Side butt is the new side boob,” declares fitness and wellness expert David Kirsch, and judging by all the naked dresses on the red carpet as of late, we’re inclined to agree. Here, he shares his three signature moves to master for a tight, toned and perky gluteus Medias on Beyoncé’s level.
1. Sumo Lunge with Side Kicks
- Stand in a “sumo” position with your feet slightly wider than hip width, knees bent, and your body weight in your heels.
- Take a large step sideways with your right leg, bringing your right knee in toward your chest and then over to the right in one continuous motion.
- As soon as your right foot touches the ground, bring your knee back into your chest and complete a side kick, kicking your right heel out to the side into the stomach of an imaginary opponent (or jaw, if that imaginary person is height-compromised).
- Lower your right leg to the floor into the sumo position. Squat down while sticking your butt out. Keep your knees just above (not in front of) your toes.
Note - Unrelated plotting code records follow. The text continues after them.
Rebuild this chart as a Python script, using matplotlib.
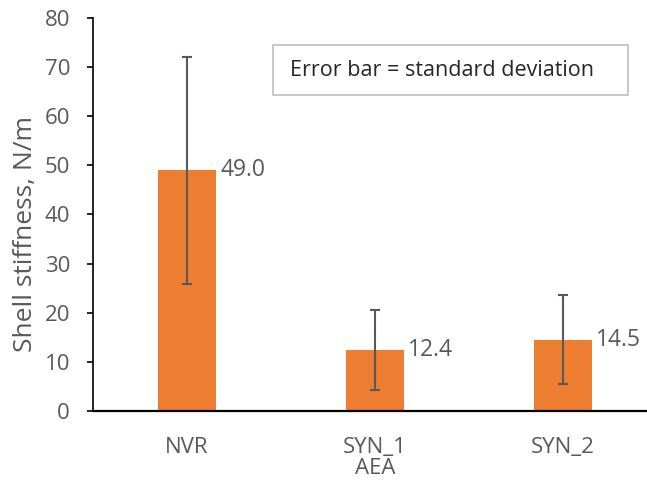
import numpy as np
import matplotlib.pyplot as plt

# data
categories = ['NVR', 'SYN_1\nAEA', 'SYN_2']
means = [49.0, 12.4, 14.5]
std_devs = [23.1, 8.2, 9.1]
y_ticks = [0, 10, 20, 30, 40, 50, 60, 70, 80]

plt.rcParams['font.family'] = ['Open Sans', 'DejaVu Sans']
grey = '#595959'
orange = '#ED7D31'

fig = plt.figure(figsize=(6.47, 4.91), dpi=100)
ax = fig.add_axes([93 / 647, 80 / 491, 564 / 647, 393 / 491])

x = np.arange(len(categories))
ax.bar(x, means, width=0.31, color=orange, zorder=2)
ax.errorbar(x, means, yerr=std_devs, fmt='none', ecolor=grey,
            elinewidth=1.5, capsize=3.8, capthick=1.5, zorder=3)

for xi, m in zip(x, means):
    ax.annotate(f'{m:.1f}', xy=(xi + 0.155, m), xytext=(3, 0),
                textcoords='offset points', ha='left', va='center',
                fontsize=16.5, color=grey)

ax.set_xlim(-0.5, 2.5)
ax.set_ylim(0, 80)
ax.set_yticks(y_ticks)
ax.set_xticks(x)
ax.set_xticklabels(categories, linespacing=1.0)
ax.tick_params(axis='y', direction='out', length=4.5, width=1.2, pad=12,
               labelsize=16, labelcolor=grey, color='black')
ax.tick_params(axis='x', length=0, labelsize=16, labelcolor=grey, pad=19)
ax.spines['top'].set_visible(False)
ax.spines['right'].set_visible(False)
ax.spines['left'].set_linewidth(1.2)
ax.spines['bottom'].set_linewidth(1.6)
ax.set_ylabel('Shell stiffness, N/m', fontsize=19, color=grey)
ax.yaxis.set_label_coords(-0.098, 0.45)

fig.text(290 / 647, 1 - 71 / 491, 'Error bar = standard deviation',
         fontsize=15.5, color='#262626', ha='left', va='center')
box = plt.Rectangle((273 / 647, 1 - 95 / 491), 355 / 647, 50 / 491,
                    transform=fig.transFigure, fill=False,
                    edgecolor='#bfbfbf', linewidth=1.2)
fig.patches.append(box)

fig.savefig('out.png', dpi=100)
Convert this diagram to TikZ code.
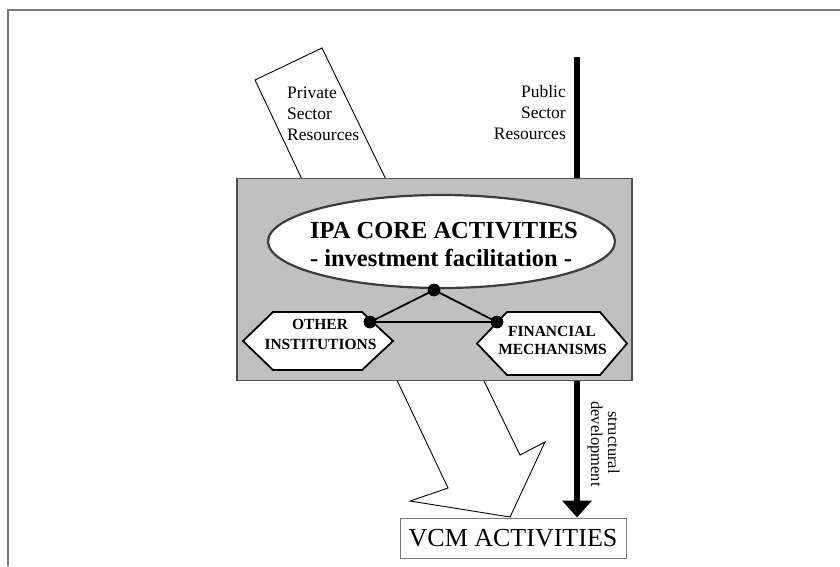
\documentclass[tikz,border=0pt]{standalone}
\usepackage{fontspec}
\setmainfont{Liberation Serif}
\usetikzlibrary{arrows.meta,shapes.geometric}
\definecolor{panelgray}{HTML}{C0C0C0}
\definecolor{edgegray}{HTML}{505050}
\definecolor{framegray}{HTML}{7A7A7A}
\definecolor{ringgray}{HTML}{3C3C3C}
\begin{document}
\begin{tikzpicture}[x=1pt,y=-1pt,
  lbl/.style={inner sep=0pt, font=\fontsize{17.5}{21}\selectfont},
  sidelbl/.style={inner sep=0pt, rotate=-90, font=\fontsize{16.5}{19}\selectfont},
  coretxt/.style={inner sep=0pt, font=\bfseries\fontsize{24.5}{28}\selectfont},
  hextext/.style={inner sep=0pt, font=\bfseries\fontsize{15.5}{18}\selectfont},
  hexbox/.style={draw=black, line width=1.8pt, fill=white, line join=miter},
  corebox/.style={rectangle, draw=edgegray, line width=1.3pt, fill=panelgray, inner sep=0pt},
  ring/.style={ellipse, draw=ringgray, line width=2.2pt, fill=white, inner sep=0pt},
  dot/.style={circle, fill=black, inner sep=0pt, minimum size=12.5pt},
  link/.style={line width=1.8pt, black},
  flowarrow/.style={draw=black, line width=0.9pt, fill=white, line join=miter},
  pubarrow/.style={line width=5.5pt, black, -{Triangle[width=29pt,length=17pt]}},
  resultbox/.style={rectangle, draw=framegray, line width=1pt, fill=white, inner sep=0pt,
    minimum width=226pt, minimum height=40pt}
]
% page and frame
\fill[white] (0,0) rectangle (840,566);
\useasboundingbox (0,0) rectangle (840,566);
\draw[framegray, line width=1.6pt] (840,10) -- (8,10) -- (8,566);

% result box
\node[resultbox] (vcm) at (513,538) {};
\node[inner sep=0pt, font=\fontsize{26}{30}\selectfont, anchor=base] (vcmtxt) at (513,546.5) {VCM ACTIVITIES};

% private sector flow (wide hollow arrow)
\draw[flowarrow] (255,80) -- (322,48) -- (520,455) -- (545,442) -- (510,517)
  -- (410,501) -- (448,488) -- cycle;
\node[lbl, anchor=base west] (prv1) at (287,98) {Private};
\node[lbl, anchor=base west] (prv2) at (287,119) {Sector};
\node[lbl, anchor=base west] (prv3) at (287,140) {Resources};

% public sector flow (thick black arrow)
\coordinate (pubtop) at (577,57);
\draw[pubarrow] (pubtop) -- (pubtop |- vcm.north);
\node[lbl, anchor=base east] (pub1) at (566,97) {Public};
\node[lbl, anchor=base east] (pub2) at (566,118) {Sector};
\node[lbl, anchor=base east] (pub3) at (566,139) {Resources};
\node[sidelbl, anchor=base] (str1) at (608,442.5) {structural};
\node[sidelbl, anchor=base] (str2) at (591,444) {development};

% IPA panel
\node[corebox, minimum width=395pt, minimum height=202pt] (core) at (434.5,279.5) {};
\node[ring, minimum width=347pt, minimum height=93pt] (ipa) at (441.5,241.5) {};
\node[coretxt, anchor=base] (ipa1) at (444,238.5) {IPA CORE ACTIVITIES};
\node[coretxt, anchor=base] (ipa2) at (441,266.5) {- investment facilitation -};

% partner hexagons
\draw[hexbox] (243,341) -- (273,312) -- (362,312) -- (393,341) -- (362,370) -- (273,370) -- cycle;
\node[hextext, anchor=base] (oth1) at (320,329.5) {OTHER};
\node[hextext, anchor=base] (oth2) at (320.5,349) {INSTITUTIONS};
\draw[hexbox] (477,343.5) -- (507,312) -- (600,312) -- (627,343.5) -- (600,375) -- (507,375) -- cycle;
\node[hextext, anchor=base] (fin1) at (552,336) {FINANCIAL};
\node[hextext, anchor=base] (fin2) at (552.5,354.5) {MECHANISMS};

% linkage triangle
\node[dot] (dtop) at (434,290) {};
\node[dot] (dleft) at (370,322) {};
\node[dot] (dright) at (497,322) {};
\draw[link] (dtop.center) -- (dleft.center) -- (dright.center) -- cycle;
\node[dot] at (dtop) {};
\node[dot] at (dleft) {};
\node[dot] at (dright) {};
\end{tikzpicture}
\end{document}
- Spring up while thrusting your arms overhead. Land on your heels, rolling forward onto your toes. Repeat with a sumo lunge and side kick with your left leg and another frog jump. Continue alternating right to left until you have completed 10 lunges on each side and 20 frog jumps.
2. Platypus Walks
Grab a medicine ball with both hands and extend your arms overhead. Squat in a sitting position with your knees aligned with your toes and your butt sticking back as far as you can get it.
Keep your core tight as you walk forward, pushing off through each heel. If you perform the move correctly, your butt and inner thighs will be on fire. Walk across the room in one direction and then reverse and walk backward. If your room is small, repeat crossing the room one time.
3. Bent Leg Deadlifts
Holding a body bar, dumbbells, medicine ball, or even a broomstick in a pinch, stand with your legs shoulder-width apart.
Bend forward, hinging at the waist. Keep your knees soft and back flat. Come back to starting position. (To make it easier, hold the back of a chair or the edge of a table for balance. To make it harder, try lifting your alternate leg as you go down.)